Real estate fraud in Middle Eastern countries is becoming increasingly prevalent as cybercriminals exploit online platforms to deceive their victims. These schemes often involve the creation of fake property listings for sale or rent, the use of counterfeit contracts, and the manipulation of unsuspecting individuals. Expatriates and newcomers to cities are frequently targeted, as they are less familiar with local processes.
According to analysts at Group-IB, the average financial loss from such scams in the region is approximately $3,000. Given the number of incidents and the scale of financial institutions’ user bases, annual losses could amount to millions of dollars. Around 54% of American real estate professionals have reported fraud attempts in the past six months, highlighting the global nature of the issue.
Typically, fraudsters copy listings from popular platforms, create fake accounts, and contact victims through messaging apps such as WhatsApp. To build trust, they send photos of properties and forged rental agreements via official registration platforms. Funds are then transferred to “money mule” accounts, making them difficult to trace.

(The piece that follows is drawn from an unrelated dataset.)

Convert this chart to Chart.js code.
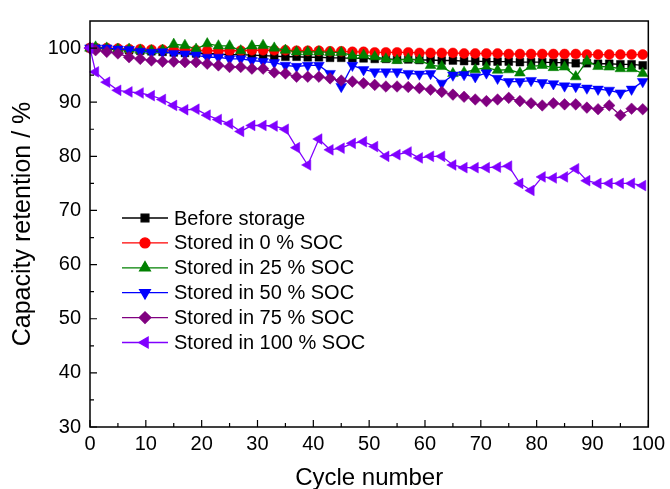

“Money mule” accounts are bank or digital accounts used by fraudsters to transfer and withdraw stolen funds. These accounts may be registered under false identities or unwitting individuals recruited into the scheme with promises of easy earnings or pleas for help with transactions. They play a critical role in money laundering, enabling criminals to obscure the origin of illicit funds and complicate tracking efforts.
Group-IB employs advanced data analysis techniques to uncover such schemes. Geohashing is used to monitor suspicious activities, while network graph analysis identifies connections between fraudster accounts. Detecting and disabling “money mule” accounts is a pivotal step in dismantling these operations.
To safeguard users, experts recommend verifying the authenticity of documents, visiting rental properties in person, and avoiding hasty decisions. Platforms and banks must enhance account monitoring, analyze behavioral and network indicators, and collaborate with partners to share information about fraudulent schemes.
Combatting real estate fraud requires a multifaceted approach, including device, behavior, and network connection analysis. Joint efforts by financial institutions and technology companies can create a safer environment and reduce risks for users.